One suspects we should take those quantifiable results with a bit of skepticism, as most of the returns from GenAI are indirect and hard to measure.
Nevertheless, some argue that early adopters already are seeing revenue upside. A global survey of mid-market and enterprise firms conducted on behalf of Google Cloud suggests that 74 percent of organizations surveyed are currently seeing return on investment from their generative artificial intelligence investments.
Furthermore, 86 percent of respondents with GenAI in production mode claim annual revenues have climbed about six percent as a result.
As with any survey of respondent attitudes, there is room for disagreement. Respondents might simply be inferring AI-driven growth when other forces are at work. Since many of the reported use cases deal with operations, contributions to revenue might often be estimates.
Also, it might be the case that top-performing firms are most likely to be putting GenAI into use at scale. In other words, the top performers grow revenues more effectively, as a rule, and might be able to deploy new technologies more effectively as well.

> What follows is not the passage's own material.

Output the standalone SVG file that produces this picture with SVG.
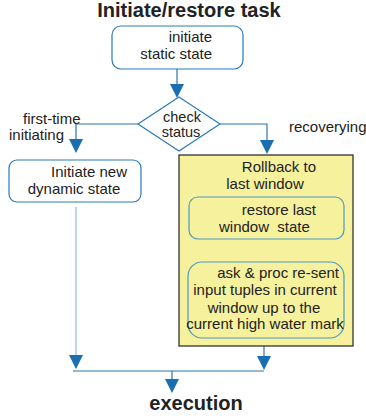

What we can probably say is that some firms supplying infrastructure, such as Nvidia, and some firms offering AI consulting, already can claim revenue boosts from AI. Accenture, for example, says its AI revenues for the first six months of 2024 were $2 billion.
Boston Consulting group is projecting 20 percent of its 2024 revenue, and 40 percent of its 2026 revenue, will come from AI integration projects. IBM’s consulting arm has also made more than $1 billion from generative AI from WatsonX and generative AI, since inception.
There’s a reason increasing use of generative and other forms of artificial intelligence is linked to data center capacity: model training is getting more compute intensive. So large language model training costs are growing.
Still, generative AI costs are significant, both to create models and train them.
A Gartner survey of 822 business leaders, conducted between September and November 2023, suggests that various generative AI projects cost between $5 million to $20 million. But that might not be the biggest impact, as costs for inference operations (asking questions, getting answers) could run between $8,000 to $21,000 per user.
For a 1,000-user firm, that might suggest $8 million to $21 million annually in inference operations.
All that noted, it might also be the case that some industries and use cases are more likely to be able to create direct revenue, though virtually any industry might claim indirect revenue benefits from any form of AI.
To the extent AI is the next general-purpose technology, as was the internet, we could ask the same questions about near term return from internet investments.
How many firms will see near-term and quantifiable results from their capital investments and operating expenses directly related to GenAI? Perhaps anot so many.